The strawberry (Fragraria x ananassa), because it wears its seeds on the outside of the fruit instead of inside, is not considered a true berry. It is, in fact, more closely related to the rose than to the berry. There are over 200 small seeds on the exterior of each strawberry. Despite the abundance of seeds, because each seed contains different genetic material, commercial growers plant bare-root strawberry plants, not seeds. If you choose to start with seeds, strawberry seeds should be planted as soon as the ground can be worked, in the spring.
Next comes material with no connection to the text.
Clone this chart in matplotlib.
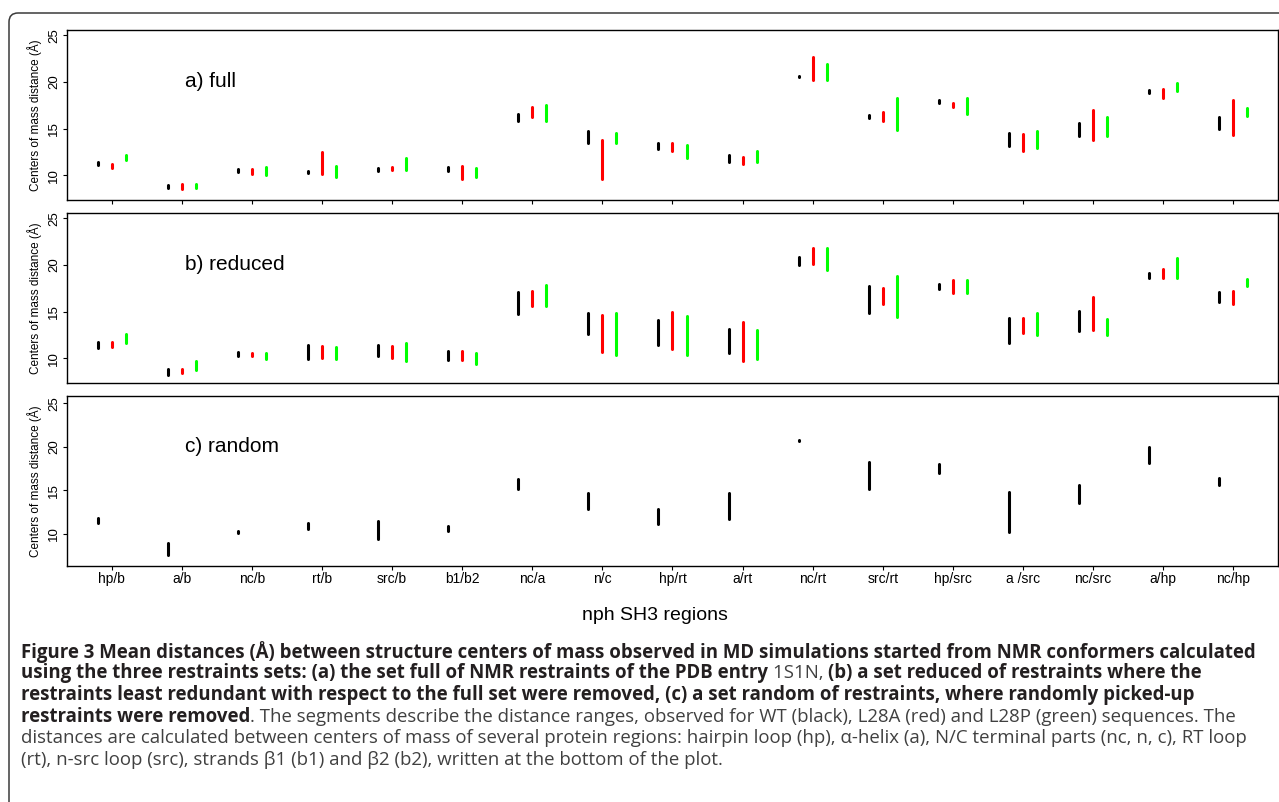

Remove all the weeds in the planting area. If you need to use an herbicide for large infestations, use one labeled for use in the strawberry garden and follow all label instructions and warnings. Keep the area weed free.
Amend the soil in the planting area by adding 3 inches of coarse sand and 3 inches of compost. Use a shovel or garden fork to blend the amendments into the top 8 inches of the soil.
Add 2 lb. of 10-10-10 fertilizer for each 100 square feet of strawberry garden. Mix the fertilizer into the top 8 inches of soil.
Test the pH of the soil. Strawberries thrive in a pH of 6.0 to 6.5. Your county cooperative extension office offers pH testing and will give you suggestions on how to amend the soil, if necessary.
Plant the strawberry seeds in rows by sowing them on the surface of the soil and barely covering them with more soil.
Water the planting area being careful not to wash away the strawberry seeds. In periods when there is little or no rain, provide 1 inch of water a week.